Французские орудия опять поспешно заряжали. Пехота в синих капотах бегом двинулась к мосту. Опять, но в разных промежутках, показались дымки, и защелкала и затрещала картечь по мосту. Но в этот раз Несвицкий не мог видеть того, что делалось на мосту. С моста поднялся густой дым. Гусары успели зажечь мост, и французские батареи стреляли по ним уже не для того, чтобы помешать, а для того, что орудия были наведены и было по ком стрелять.
– Французы успели сделать три картечные выстрела, прежде чем гусары вернулись к коноводам. Два залпа были сделаны неверно, и картечь всю перенесло, но зато последний выстрел попал в середину кучки гусар и повалил троих.
Ростов, озабоченный своими отношениями к Богданычу, остановился на мосту, не зная, что ему делать. Рубить (как он всегда воображал себе сражение) было некого, помогать в зажжении моста он тоже не мог, потому что не взял с собою, как другие солдаты, жгута соломы. Он стоял и оглядывался, как вдруг затрещало по мосту будто рассыпанные орехи, и один из гусар, ближе всех бывший от него, со стоном упал на перилы. Ростов побежал к нему вместе с другими. Опять закричал кто то: «Носилки!». Гусара подхватили четыре человека и стали поднимать.
– Оооо!… Бросьте, ради Христа, – закричал раненый; но его всё таки подняли и положили.
Николай Ростов отвернулся и, как будто отыскивая чего то, стал смотреть на даль, на воду Дуная, на небо, на солнце. Как хорошо показалось небо, как голубо, спокойно и глубоко! Как ярко и торжественно опускающееся солнце! Как ласково глянцовито блестела вода в далеком Дунае!

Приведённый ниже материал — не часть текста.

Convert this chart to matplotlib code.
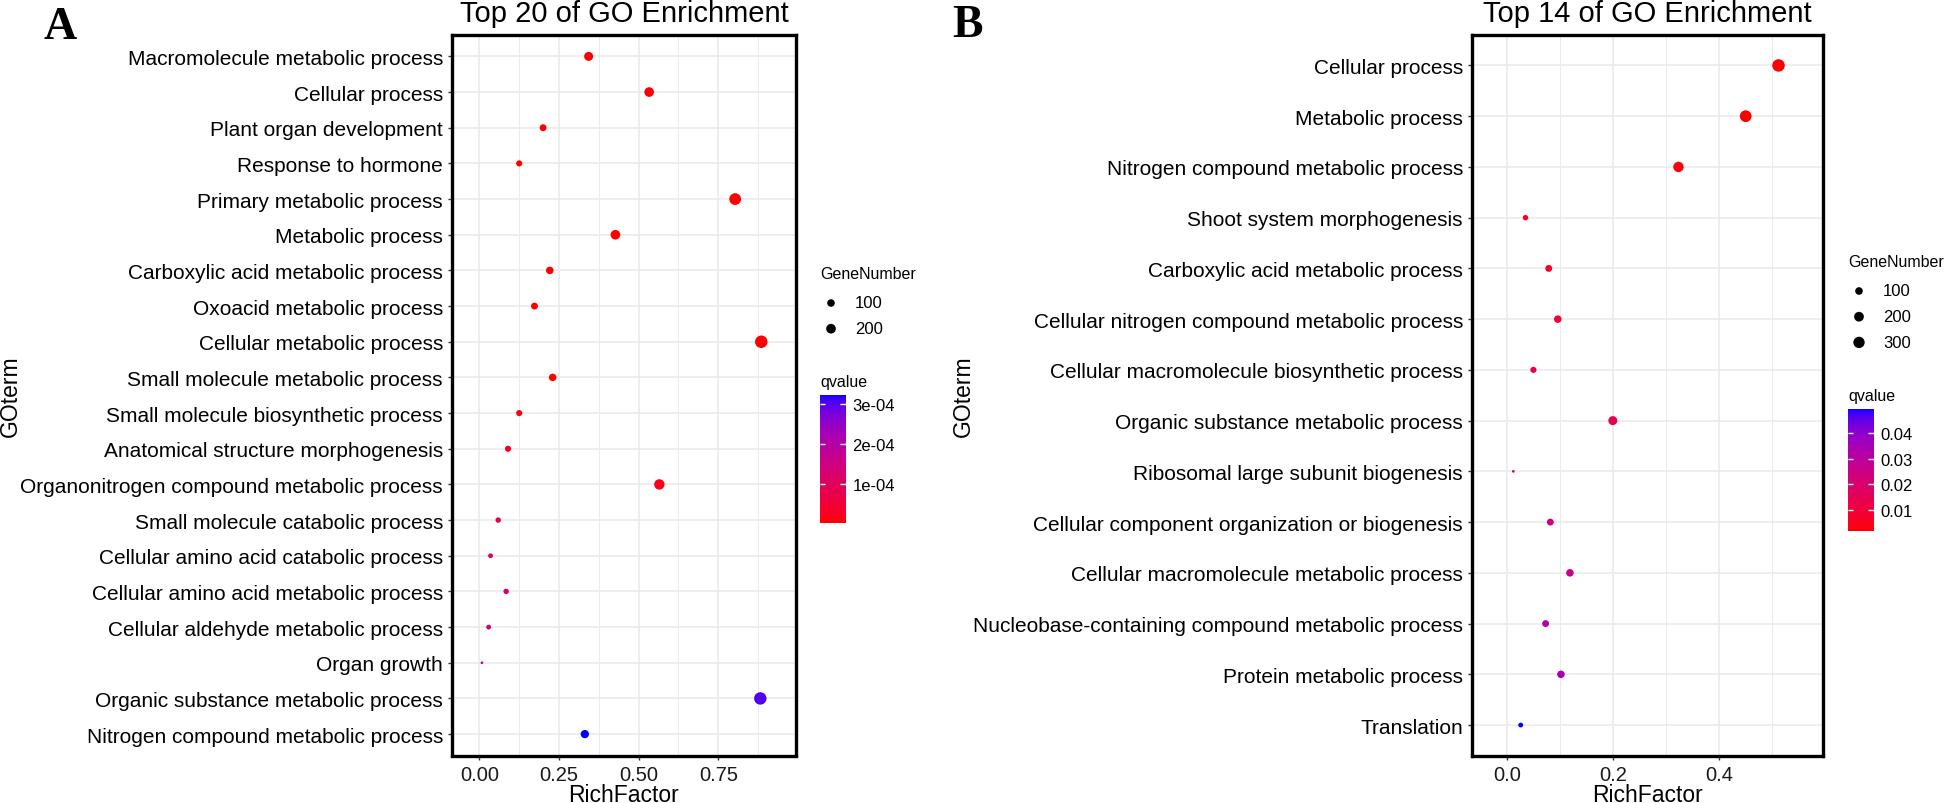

И еще лучше были далекие, голубеющие за Дунаем горы, монастырь, таинственные ущелья, залитые до макуш туманом сосновые леса… там тихо, счастливо… «Ничего, ничего бы я не желал, ничего бы не желал, ежели бы я только был там, – думал Ростов. – Во мне одном и в этом солнце так много счастия, а тут… стоны, страдания, страх и эта неясность, эта поспешность… Вот опять кричат что то, и опять все побежали куда то назад, и я бегу с ними, и вот она, вот она, смерть, надо мной, вокруг меня… Мгновенье – и я никогда уже не увижу этого солнца, этой воды, этого ущелья»…
В эту минуту солнце стало скрываться за тучами; впереди Ростова показались другие носилки. И страх смерти и носилок, и любовь к солнцу и жизни – всё слилось в одно болезненно тревожное впечатление.
«Господи Боже! Тот, Кто там в этом небе, спаси, прости и защити меня!» прошептал про себя Ростов.
Гусары подбежали к коноводам, голоса стали громче и спокойнее, носилки скрылись из глаз.